In the meantime, you either have an AGI whose goal is to facilitate that long reflection, according to some criteria, or you have an AGI that takes instructions from some human(s) you trust.
This is one reason I think Instruction-following AGI is easier and more likely than value aligned AGI [LW · GW]. The reasoning there is pretty different from the conceptual difficulties with value alignment you mention here; it's just easier to specify "do what this person meant by what he tells you" than what we mean by human values - and you get to change your mind by instructing it to shut down. Even if that worked we'd have to worry: If we solve alignment, do we die anyway? [LW · GW] because having a bunch of different humans in charge of a bunch of different AGIs could produce severe conflicts. But that whole logic is separable from the initial puzzle you posed.
↑ comment by Bridgett Kay (bridgett-kay) · 2025-02-06T00:08:14.455Z · LW(p) · GW(p)
"If your conclusion is that we don't know how to do value alignment, I and I think most alignment thinkers would agree with you. If the conclusion is that AGI is useless, I don't think it is at all."
Sort of- I worry that it may be practically impossible for current humans to align AGI to the point of usefulness.
"If we had external help that allowed us to focus more on what we truly want—like eliminating premature death from cancer or accidents, or accelerating technological progress for creative and meaningful projects—we’d arrive at a very different future. But I don’t think that future would be worse; in fact, I suspect it would be significantly better."
That's my intuition and hope- but I worry that these things are causally entangled with things that we don't anticipate. To use your example- what if we only ask an aligned and trusted AGI to cure premature death by disease and accident, which wouldn't greatly conflict with most people's values in the way that radical life extension would, but then a sudden loss of an entire healthcare and insurance industry results, causing such a total economic collapse that causes vast swaths of people to starve. (I don't think this would actually happen, but it's an example of the kind of unforeseen consequence that getting a wish suddenly granted may cause, when you ask an instruction following AGI to give, without counting on a greater intelligence to project and weigh all of the consequences.)

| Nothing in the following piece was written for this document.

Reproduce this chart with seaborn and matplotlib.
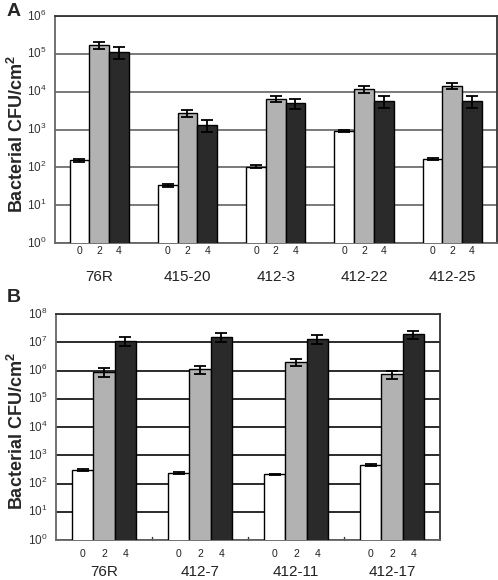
import numpy as np
import pandas as pd
import matplotlib
matplotlib.use("Agg")
import matplotlib.pyplot as plt
import matplotlib.transforms as mtrans
from matplotlib.ticker import LogLocator, NullLocator
import seaborn as sns

# ---------------- data ----------------
days = ["0", "2", "4"]

lines_a = ["76R", "415-20", "412-3", "412-22", "412-25"]
a_day0 = [155, 34, 105, 900, 167]
a_day2 = [1.7e5, 2.75e3, 6.5e3, 1.17e4, 1.45e4]
a_day4 = [1.15e5, 1.3e3, 5.0e3, 5.8e3, 5.8e3]
a_err0 = [15, 3, 8, 60, 12]
a_err2 = [3.5e4, 550, 1200, 2200, 2700]
a_err4 = [4.0e4, 450, 1500, 2000, 2000]

lines_b = ["76R", "412-7", "412-11", "412-17"]
b_day0 = [300, 240, 210, 450]
b_day2 = [9.1e5, 1.1e6, 1.95e6, 7.6e5]
b_day4 = [1.13e7, 1.58e7, 1.34e7, 1.9e7]
b_err0 = [30, 20, 15, 30]
b_err2 = [3.0e5, 3.5e5, 5.5e5, 2.4e5]
b_err4 = [4.0e6, 6.0e6, 5.0e6, 6.0e6]

bar_colors = ["#ffffff", "#b2b2b2", "#2a2a2a"]


def make_df(lines, v0, v2, v4, e0, e2, e4):
    rows = []
    for vals, errs, d in zip((v0, v2, v4), (e0, e2, e4), days):
        for ln, v, e in zip(lines, vals, errs):
            rows.append({"line": ln, "day": d, "cfu": v, "err": e})
    return pd.DataFrame(rows)


df_a = make_df(lines_a, a_day0, a_day2, a_day4, a_err0, a_err2, a_err4)
df_b = make_df(lines_b, b_day0, b_day2, b_day4, b_err0, b_err2, b_err4)

sns.set_theme(style="white")
plt.rcParams["font.family"] = ["Liberation Sans", "DejaVu Sans"]
plt.rcParams["mathtext.fontset"] = "custom"
plt.rcParams["mathtext.rm"] = "Liberation Sans"
plt.rcParams["mathtext.bf"] = "Liberation Sans:bold"
plt.rcParams["mathtext.it"] = "Liberation Sans:italic"

fig = plt.figure(figsize=(4.98, 5.80), dpi=100)
ax_a = fig.add_axes([55 / 498, 1 - 243 / 580, (496.5 - 55) / 498, (243 - 16) / 580])
ax_b = fig.add_axes([56 / 498, 1 - 540 / 580, (440 - 56) / 498, (540 - 314) / 580])


def draw_panel(ax, df, lines, ymax, grid_color, boundary_ticks,
               minor_pad, major_pad):
    ax.set_yscale("log")
    sns.barplot(data=df, x="line", y="cfu", hue="day", order=lines,
                hue_order=days, palette=bar_colors, edgecolor="black",
                linewidth=1.0, errorbar=None, width=0.67, gap=0,
                legend=False, ax=ax, zorder=3)
    ax.set_ylim(1, ymax)
    ax.set_xlim(-0.5, len(lines) - 0.5)

    # error bars
    centers = []
    bar_containers = list(ax.containers)
    for k, cont in enumerate(bar_containers):
        sub = df[df["day"] == days[k]].set_index("line").loc[lines]
        xs = [p.get_x() + p.get_width() / 2 for p in cont.patches]
        ax.errorbar(xs, sub["cfu"].values, yerr=sub["err"].values, fmt="none",
                    ecolor="black", elinewidth=1.3, capsize=4, capthick=1.3,
                    zorder=4)
        centers += list(zip(xs, [days[k]] * len(xs)))

    # gridlines
    ax.yaxis.set_major_locator(LogLocator(base=10, numticks=20))
    ax.yaxis.set_minor_locator(NullLocator())
    ax.grid(axis="y", color=grid_color, linewidth=1.3, zorder=0)
    ax.grid(axis="x", visible=False)
    ax.set_axisbelow(True)

    ax.tick_params(axis="y", length=0, labelsize=8.5, labelcolor="#333333", pad=6)
    for lab in ax.get_yticklabels():
        lab.set_verticalalignment("center")

    # day labels as minor ticks, group names as major ticks
    ax.xaxis.remove_overlapping_locs = False
    centers.sort()
    ax.set_xticks([c[0] for c in centers], minor=True)
    ax.set_xticklabels([c[1] for c in centers], minor=True)
    ax.tick_params(axis="x", which="minor", length=0, labelsize=7.5,
                   labelcolor="#222222", pad=minor_pad)
    ax.set_xticks(range(len(lines)))
    ax.set_xticklabels(lines)
    ax.tick_params(axis="x", which="major", length=0, labelsize=11,
                   labelcolor="#222222", pad=major_pad)
    ax.set_xlabel("")
    ax.set_ylabel("Bacterial CFU/cm$^\\mathbf{2}$", fontsize=13,
                  fontweight="bold")

    for s in ["top", "right"]:
        ax.spines[s].set_color("#333333")
        ax.spines[s].set_linewidth(1.3)
    for s in ["left", "bottom"]:
        ax.spines[s].set_color("#666666")
        ax.spines[s].set_linewidth(1.3)

    if boundary_ticks:
        trans = mtrans.blended_transform_factory(ax.transData, ax.transAxes)
        for b in np.arange(0.5, len(lines) - 0.5, 1.0):
            ax.plot([b, b], [0, 0.015], color="#333333", lw=1.0,
                    transform=trans, clip_on=False)


draw_panel(ax_a, df_a, lines_a, 1e6, "#6e6e6e", False, 2, 19.5)
draw_panel(ax_b, df_b, lines_b, 1e8, "#1a1a1a", True, 6.5, 18)

ax_a.yaxis.set_label_coords((27 - 55) / 441.5, 0.48)
ax_b.yaxis.set_label_coords((27 - 56) / 384, 0.48)

fig.text(7 / 498, 1 - 3 / 580, "A", fontsize=14, fontweight="bold", va="top")
fig.text(7 / 498, 1 - 289 / 580, "B", fontsize=14, fontweight="bold", va="top")

fig.savefig("out.png", dpi=100)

I also worry about the phrase "a human you trust."
Again- this feels like cynicism, if not the result of a catastrophizing mind (which I know I have.) I think you make a very good argument- I'm probably indulging too much in black-and-white thought- that there's a way to fulfill these desires quickly enough that we are able to relieve more suffering than we would have if left to our devices, but still slow enough to monitor unforeseen consequences. Maybe the bigger question is just whether we will.
1 comment
Comments sorted by top scores.
comment by Daniel Kokotajlo (daniel-kokotajlo) · 2025-02-05T22:23:25.807Z · LW(p) · GW(p)
I don't have harsh criticism for you sorry -- I think the problem/paradox you are pointing to is a serious one. I don't think it's hopeless though, but I do think that there's a good chance we'll end up in one of the first three cases you describe.